*EXERCISE*
Repeat the whole of the data, keeping every detail the same.

*DATASET CONTENT*
=-=-=
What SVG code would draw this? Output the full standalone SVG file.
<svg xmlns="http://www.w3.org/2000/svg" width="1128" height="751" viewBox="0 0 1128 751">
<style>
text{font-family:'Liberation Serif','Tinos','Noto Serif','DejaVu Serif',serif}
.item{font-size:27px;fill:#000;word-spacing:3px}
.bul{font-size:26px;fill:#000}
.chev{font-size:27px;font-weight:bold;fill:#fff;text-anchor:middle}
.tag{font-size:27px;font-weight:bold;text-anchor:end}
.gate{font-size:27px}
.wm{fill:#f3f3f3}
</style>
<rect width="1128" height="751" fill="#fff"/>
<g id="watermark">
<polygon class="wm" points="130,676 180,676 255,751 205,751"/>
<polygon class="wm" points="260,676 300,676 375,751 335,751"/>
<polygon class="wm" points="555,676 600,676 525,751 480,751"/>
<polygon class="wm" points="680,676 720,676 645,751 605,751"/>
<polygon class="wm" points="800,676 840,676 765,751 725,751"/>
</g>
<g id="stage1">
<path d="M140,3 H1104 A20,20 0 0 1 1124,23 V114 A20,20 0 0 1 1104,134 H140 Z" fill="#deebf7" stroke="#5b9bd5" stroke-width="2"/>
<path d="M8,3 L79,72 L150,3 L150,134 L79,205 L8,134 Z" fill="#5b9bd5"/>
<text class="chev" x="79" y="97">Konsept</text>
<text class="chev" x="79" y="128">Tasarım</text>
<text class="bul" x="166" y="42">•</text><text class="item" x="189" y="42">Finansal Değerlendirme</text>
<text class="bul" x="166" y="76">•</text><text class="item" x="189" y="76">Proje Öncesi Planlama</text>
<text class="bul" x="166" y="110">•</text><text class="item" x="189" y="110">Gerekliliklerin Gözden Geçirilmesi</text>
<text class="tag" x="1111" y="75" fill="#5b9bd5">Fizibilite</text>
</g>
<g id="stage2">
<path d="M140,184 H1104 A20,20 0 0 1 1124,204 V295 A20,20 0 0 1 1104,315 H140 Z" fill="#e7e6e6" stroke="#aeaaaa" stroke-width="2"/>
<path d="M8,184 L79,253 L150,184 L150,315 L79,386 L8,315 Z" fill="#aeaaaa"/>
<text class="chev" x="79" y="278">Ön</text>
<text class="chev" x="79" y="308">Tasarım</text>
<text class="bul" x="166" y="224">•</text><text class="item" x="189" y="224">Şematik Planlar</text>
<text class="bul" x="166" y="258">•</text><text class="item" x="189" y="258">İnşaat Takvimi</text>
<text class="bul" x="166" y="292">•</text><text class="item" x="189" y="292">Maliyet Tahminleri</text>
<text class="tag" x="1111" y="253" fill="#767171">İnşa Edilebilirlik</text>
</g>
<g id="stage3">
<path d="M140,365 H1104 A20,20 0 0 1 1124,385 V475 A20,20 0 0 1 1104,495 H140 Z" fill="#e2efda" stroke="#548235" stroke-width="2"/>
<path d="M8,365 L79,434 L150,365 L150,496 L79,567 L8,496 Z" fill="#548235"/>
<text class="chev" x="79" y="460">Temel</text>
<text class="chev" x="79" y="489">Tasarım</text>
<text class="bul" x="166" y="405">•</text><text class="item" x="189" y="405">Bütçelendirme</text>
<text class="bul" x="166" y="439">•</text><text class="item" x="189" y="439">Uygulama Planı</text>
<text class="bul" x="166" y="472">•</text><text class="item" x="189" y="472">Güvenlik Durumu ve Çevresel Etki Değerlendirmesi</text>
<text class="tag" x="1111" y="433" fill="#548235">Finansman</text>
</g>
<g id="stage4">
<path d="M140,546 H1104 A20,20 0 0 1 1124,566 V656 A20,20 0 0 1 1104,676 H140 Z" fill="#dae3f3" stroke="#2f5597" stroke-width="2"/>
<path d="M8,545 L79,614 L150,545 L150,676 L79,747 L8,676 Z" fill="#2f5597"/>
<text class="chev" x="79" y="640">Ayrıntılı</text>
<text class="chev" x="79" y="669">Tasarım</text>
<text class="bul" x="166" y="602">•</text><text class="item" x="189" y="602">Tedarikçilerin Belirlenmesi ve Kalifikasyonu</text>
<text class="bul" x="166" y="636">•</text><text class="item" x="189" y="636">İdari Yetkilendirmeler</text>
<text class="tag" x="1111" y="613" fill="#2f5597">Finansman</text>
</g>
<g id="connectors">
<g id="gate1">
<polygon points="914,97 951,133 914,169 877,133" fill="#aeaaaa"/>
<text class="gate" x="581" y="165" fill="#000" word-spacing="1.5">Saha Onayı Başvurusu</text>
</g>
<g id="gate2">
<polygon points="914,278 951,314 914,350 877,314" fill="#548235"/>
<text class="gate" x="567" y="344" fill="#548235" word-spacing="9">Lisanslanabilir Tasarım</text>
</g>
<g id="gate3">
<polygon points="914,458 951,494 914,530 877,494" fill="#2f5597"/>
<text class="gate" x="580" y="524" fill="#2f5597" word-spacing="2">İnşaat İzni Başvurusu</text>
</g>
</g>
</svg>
=-=-=
*RESULT OF THIS EXERCISE*
What SVG code would draw this? Output the full standalone SVG file.
<svg xmlns="http://www.w3.org/2000/svg" width="1128" height="751" viewBox="0 0 1128 751">
<style>
text{font-family:'Liberation Serif','Tinos','Noto Serif','DejaVu Serif',serif}
.item{font-size:27px;fill:#000;word-spacing:3px}
.bul{font-size:26px;fill:#000}
.chev{font-size:27px;font-weight:bold;fill:#fff;text-anchor:middle}
.tag{font-size:27px;font-weight:bold;text-anchor:end}
.gate{font-size:27px}
.wm{fill:#f3f3f3}
</style>
<rect width="1128" height="751" fill="#fff"/>
<g id="watermark">
<polygon class="wm" points="130,676 180,676 255,751 205,751"/>
<polygon class="wm" points="260,676 300,676 375,751 335,751"/>
<polygon class="wm" points="555,676 600,676 525,751 480,751"/>
<polygon class="wm" points="680,676 720,676 645,751 605,751"/>
<polygon class="wm" points="800,676 840,676 765,751 725,751"/>
</g>
<g id="stage1">
<path d="M140,3 H1104 A20,20 0 0 1 1124,23 V114 A20,20 0 0 1 1104,134 H140 Z" fill="#deebf7" stroke="#5b9bd5" stroke-width="2"/>
<path d="M8,3 L79,72 L150,3 L150,134 L79,205 L8,134 Z" fill="#5b9bd5"/>
<text class="chev" x="79" y="97">Konsept</text>
<text class="chev" x="79" y="128">Tasarım</text>
<text class="bul" x="166" y="42">•</text><text class="item" x="189" y="42">Finansal Değerlendirme</text>
<text class="bul" x="166" y="76">•</text><text class="item" x="189" y="76">Proje Öncesi Planlama</text>
<text class="bul" x="166" y="110">•</text><text class="item" x="189" y="110">Gerekliliklerin Gözden Geçirilmesi</text>
<text class="tag" x="1111" y="75" fill="#5b9bd5">Fizibilite</text>
</g>
<g id="stage2">
<path d="M140,184 H1104 A20,20 0 0 1 1124,204 V295 A20,20 0 0 1 1104,315 H140 Z" fill="#e7e6e6" stroke="#aeaaaa" stroke-width="2"/>
<path d="M8,184 L79,253 L150,184 L150,315 L79,386 L8,315 Z" fill="#aeaaaa"/>
<text class="chev" x="79" y="278">Ön</text>
<text class="chev" x="79" y="308">Tasarım</text>
<text class="bul" x="166" y="224">•</text><text class="item" x="189" y="224">Şematik Planlar</text>
<text class="bul" x="166" y="258">•</text><text class="item" x="189" y="258">İnşaat Takvimi</text>
<text class="bul" x="166" y="292">•</text><text class="item" x="189" y="292">Maliyet Tahminleri</text>
<text class="tag" x="1111" y="253" fill="#767171">İnşa Edilebilirlik</text>
</g>
<g id="stage3">
<path d="M140,365 H1104 A20,20 0 0 1 1124,385 V475 A20,20 0 0 1 1104,495 H140 Z" fill="#e2efda" stroke="#548235" stroke-width="2"/>
<path d="M8,365 L79,434 L150,365 L150,496 L79,567 L8,496 Z" fill="#548235"/>
<text class="chev" x="79" y="460">Temel</text>
<text class="chev" x="79" y="489">Tasarım</text>
<text class="bul" x="166" y="405">•</text><text class="item" x="189" y="405">Bütçelendirme</text>
<text class="bul" x="166" y="439">•</text><text class="item" x="189" y="439">Uygulama Planı</text>
<text class="bul" x="166" y="472">•</text><text class="item" x="189" y="472">Güvenlik Durumu ve Çevresel Etki Değerlendirmesi</text>
<text class="tag" x="1111" y="433" fill="#548235">Finansman</text>
</g>
<g id="stage4">
<path d="M140,546 H1104 A20,20 0 0 1 1124,566 V656 A20,20 0 0 1 1104,676 H140 Z" fill="#dae3f3" stroke="#2f5597" stroke-width="2"/>
<path d="M8,545 L79,614 L150,545 L150,676 L79,747 L8,676 Z" fill="#2f5597"/>
<text class="chev" x="79" y="640">Ayrıntılı</text>
<text class="chev" x="79" y="669">Tasarım</text>
<text class="bul" x="166" y="602">•</text><text class="item" x="189" y="602">Tedarikçilerin Belirlenmesi ve Kalifikasyonu</text>
<text class="bul" x="166" y="636">•</text><text class="item" x="189" y="636">İdari Yetkilendirmeler</text>
<text class="tag" x="1111" y="613" fill="#2f5597">Finansman</text>
</g>
<g id="connectors">
<g id="gate1">
<polygon points="914,97 951,133 914,169 877,133" fill="#aeaaaa"/>
<text class="gate" x="581" y="165" fill="#000" word-spacing="1.5">Saha Onayı Başvurusu</text>
</g>
<g id="gate2">
<polygon points="914,278 951,314 914,350 877,314" fill="#548235"/>
<text class="gate" x="567" y="344" fill="#548235" word-spacing="9">Lisanslanabilir Tasarım</text>
</g>
<g id="gate3">
<polygon points="914,458 951,494 914,530 877,494" fill="#2f5597"/>
<text class="gate" x="580" y="524" fill="#2f5597" word-spacing="2">İnşaat İzni Başvurusu</text>
</g>
</g>
</svg>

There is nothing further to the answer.